■ PROBLEM DETAILS ■
Select, from the data, each line where "this" occurs.
===== PROVIDED DATA
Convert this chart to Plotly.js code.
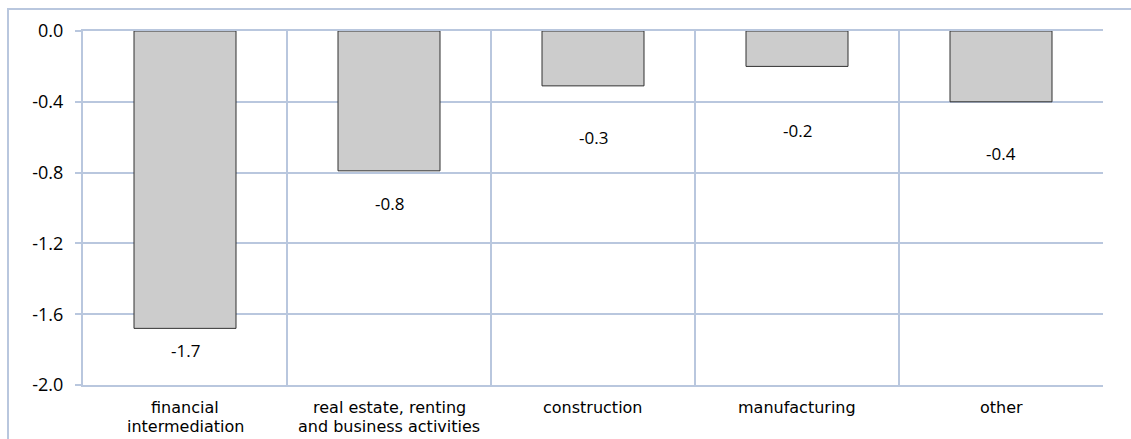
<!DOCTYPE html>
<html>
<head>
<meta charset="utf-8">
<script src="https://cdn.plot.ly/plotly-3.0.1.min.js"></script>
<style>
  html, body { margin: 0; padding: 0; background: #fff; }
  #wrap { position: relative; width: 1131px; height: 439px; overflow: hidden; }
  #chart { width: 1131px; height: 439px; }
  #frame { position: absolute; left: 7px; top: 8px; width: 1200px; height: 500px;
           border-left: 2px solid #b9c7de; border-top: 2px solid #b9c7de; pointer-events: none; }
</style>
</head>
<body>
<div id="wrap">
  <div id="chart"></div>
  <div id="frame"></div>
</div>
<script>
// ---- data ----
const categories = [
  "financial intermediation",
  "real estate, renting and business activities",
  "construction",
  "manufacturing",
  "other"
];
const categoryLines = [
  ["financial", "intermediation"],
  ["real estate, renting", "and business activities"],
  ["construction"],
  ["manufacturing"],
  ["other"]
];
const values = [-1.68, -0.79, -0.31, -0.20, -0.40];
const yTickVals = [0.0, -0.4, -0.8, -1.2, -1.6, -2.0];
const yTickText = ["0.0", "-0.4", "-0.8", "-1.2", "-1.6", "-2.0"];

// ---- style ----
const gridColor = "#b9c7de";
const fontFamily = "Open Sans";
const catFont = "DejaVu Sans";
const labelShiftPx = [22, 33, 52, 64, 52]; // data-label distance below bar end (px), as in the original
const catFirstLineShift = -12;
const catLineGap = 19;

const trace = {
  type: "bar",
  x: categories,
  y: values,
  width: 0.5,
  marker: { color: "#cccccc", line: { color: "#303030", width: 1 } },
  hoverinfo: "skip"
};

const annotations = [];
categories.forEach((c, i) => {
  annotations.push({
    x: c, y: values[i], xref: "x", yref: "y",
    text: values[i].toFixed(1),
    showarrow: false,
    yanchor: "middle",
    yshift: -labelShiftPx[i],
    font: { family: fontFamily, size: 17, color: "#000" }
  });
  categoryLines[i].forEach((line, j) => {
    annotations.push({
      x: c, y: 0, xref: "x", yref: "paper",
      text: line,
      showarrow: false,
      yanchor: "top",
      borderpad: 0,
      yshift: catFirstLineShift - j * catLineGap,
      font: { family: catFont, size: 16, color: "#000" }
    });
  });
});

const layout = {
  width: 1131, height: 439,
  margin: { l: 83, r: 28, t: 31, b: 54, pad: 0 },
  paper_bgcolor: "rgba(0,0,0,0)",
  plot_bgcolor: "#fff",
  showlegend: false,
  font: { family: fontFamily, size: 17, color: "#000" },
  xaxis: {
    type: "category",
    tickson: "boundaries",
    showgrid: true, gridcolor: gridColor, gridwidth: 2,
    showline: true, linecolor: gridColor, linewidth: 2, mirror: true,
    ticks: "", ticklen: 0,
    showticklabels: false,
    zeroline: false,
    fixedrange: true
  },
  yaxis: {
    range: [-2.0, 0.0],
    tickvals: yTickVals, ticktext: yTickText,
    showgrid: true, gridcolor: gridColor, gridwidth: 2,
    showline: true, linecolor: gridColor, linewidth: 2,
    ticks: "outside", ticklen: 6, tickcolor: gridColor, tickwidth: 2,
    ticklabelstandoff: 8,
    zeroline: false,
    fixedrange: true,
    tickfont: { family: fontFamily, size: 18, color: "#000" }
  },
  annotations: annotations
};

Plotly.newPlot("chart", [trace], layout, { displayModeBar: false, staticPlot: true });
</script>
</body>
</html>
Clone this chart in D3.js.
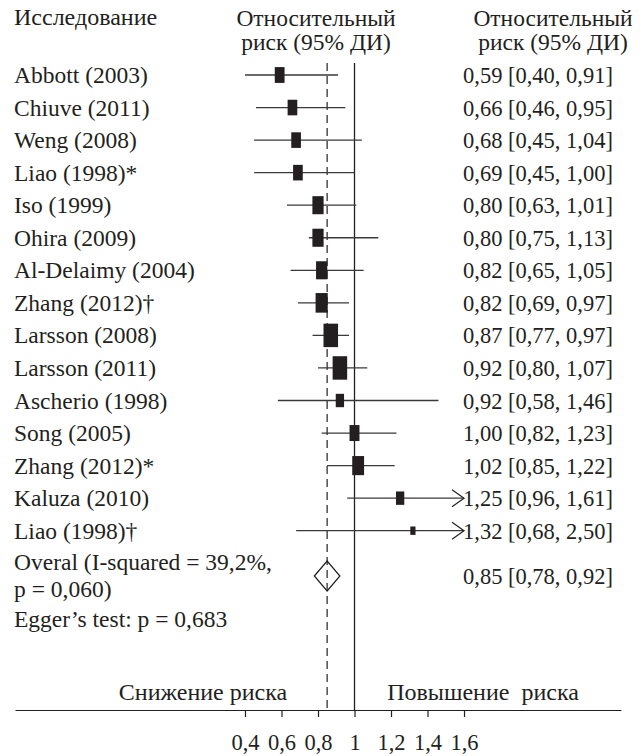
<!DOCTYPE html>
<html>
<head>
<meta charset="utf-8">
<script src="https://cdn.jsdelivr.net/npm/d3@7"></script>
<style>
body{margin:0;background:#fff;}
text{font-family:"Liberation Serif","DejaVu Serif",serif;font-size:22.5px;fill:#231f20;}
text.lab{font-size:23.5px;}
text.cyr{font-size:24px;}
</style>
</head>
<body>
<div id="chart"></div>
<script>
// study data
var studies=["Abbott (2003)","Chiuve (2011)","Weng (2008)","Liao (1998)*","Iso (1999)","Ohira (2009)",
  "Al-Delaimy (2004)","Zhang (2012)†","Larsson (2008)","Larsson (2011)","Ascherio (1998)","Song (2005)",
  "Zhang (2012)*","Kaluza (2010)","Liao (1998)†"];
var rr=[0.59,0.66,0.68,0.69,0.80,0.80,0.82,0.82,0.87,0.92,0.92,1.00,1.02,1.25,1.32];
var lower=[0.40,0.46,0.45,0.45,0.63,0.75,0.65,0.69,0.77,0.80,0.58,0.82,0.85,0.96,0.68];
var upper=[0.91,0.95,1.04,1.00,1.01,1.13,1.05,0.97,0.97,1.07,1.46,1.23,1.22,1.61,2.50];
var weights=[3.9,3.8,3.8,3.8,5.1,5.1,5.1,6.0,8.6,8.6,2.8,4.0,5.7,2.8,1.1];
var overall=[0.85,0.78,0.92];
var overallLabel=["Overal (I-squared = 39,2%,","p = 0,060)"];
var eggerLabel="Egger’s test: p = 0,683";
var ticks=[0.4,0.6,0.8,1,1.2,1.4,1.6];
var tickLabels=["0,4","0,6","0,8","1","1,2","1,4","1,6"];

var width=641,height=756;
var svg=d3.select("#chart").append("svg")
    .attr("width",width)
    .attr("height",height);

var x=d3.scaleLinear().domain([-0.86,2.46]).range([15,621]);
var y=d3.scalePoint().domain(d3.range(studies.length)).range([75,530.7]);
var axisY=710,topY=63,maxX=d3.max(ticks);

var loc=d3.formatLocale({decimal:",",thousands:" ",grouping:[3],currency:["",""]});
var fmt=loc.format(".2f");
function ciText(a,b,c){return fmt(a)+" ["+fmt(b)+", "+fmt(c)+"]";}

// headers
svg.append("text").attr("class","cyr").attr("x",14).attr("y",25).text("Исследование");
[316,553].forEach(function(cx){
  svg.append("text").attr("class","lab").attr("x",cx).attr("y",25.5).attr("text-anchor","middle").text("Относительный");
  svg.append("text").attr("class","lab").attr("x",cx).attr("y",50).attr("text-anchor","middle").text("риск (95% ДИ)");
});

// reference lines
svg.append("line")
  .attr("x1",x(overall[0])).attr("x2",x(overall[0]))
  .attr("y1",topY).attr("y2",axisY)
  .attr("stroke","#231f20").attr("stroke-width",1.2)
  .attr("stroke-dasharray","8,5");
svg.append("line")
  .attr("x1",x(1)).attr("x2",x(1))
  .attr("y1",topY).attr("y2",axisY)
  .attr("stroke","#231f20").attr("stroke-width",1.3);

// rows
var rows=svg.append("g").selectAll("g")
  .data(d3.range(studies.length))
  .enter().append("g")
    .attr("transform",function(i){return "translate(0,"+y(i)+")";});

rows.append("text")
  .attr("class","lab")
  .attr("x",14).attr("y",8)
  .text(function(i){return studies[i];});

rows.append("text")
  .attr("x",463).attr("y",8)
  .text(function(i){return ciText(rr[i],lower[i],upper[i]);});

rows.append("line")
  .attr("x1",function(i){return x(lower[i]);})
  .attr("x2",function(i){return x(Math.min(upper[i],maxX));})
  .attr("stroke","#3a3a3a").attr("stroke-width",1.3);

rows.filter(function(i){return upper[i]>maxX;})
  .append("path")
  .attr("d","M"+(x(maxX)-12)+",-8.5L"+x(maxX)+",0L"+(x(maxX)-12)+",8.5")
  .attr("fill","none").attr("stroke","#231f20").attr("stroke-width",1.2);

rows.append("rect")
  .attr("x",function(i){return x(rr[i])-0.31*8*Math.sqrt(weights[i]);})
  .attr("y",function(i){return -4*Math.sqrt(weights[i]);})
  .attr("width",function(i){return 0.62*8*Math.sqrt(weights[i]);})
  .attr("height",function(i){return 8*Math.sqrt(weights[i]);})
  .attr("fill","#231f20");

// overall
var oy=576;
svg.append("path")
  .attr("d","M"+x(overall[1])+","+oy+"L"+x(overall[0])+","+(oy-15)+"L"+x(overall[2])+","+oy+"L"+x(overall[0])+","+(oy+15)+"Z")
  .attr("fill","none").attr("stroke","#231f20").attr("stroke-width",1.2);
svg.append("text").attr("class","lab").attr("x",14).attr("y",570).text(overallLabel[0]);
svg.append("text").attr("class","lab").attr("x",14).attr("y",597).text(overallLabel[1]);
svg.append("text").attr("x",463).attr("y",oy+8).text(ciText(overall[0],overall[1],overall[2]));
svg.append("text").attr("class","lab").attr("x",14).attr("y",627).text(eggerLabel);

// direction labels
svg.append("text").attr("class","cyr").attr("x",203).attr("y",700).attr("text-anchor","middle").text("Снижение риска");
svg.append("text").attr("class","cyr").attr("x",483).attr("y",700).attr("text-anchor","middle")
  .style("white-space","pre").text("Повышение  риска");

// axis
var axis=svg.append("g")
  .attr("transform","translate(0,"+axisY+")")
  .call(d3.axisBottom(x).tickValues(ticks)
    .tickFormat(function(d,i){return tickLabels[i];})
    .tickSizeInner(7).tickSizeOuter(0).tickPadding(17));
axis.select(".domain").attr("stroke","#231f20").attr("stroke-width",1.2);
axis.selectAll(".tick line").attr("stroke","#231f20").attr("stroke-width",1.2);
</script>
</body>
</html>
==========
■ WORKED ANSWER ■
Convert this chart to Plotly.js code.
Clone this chart in D3.js.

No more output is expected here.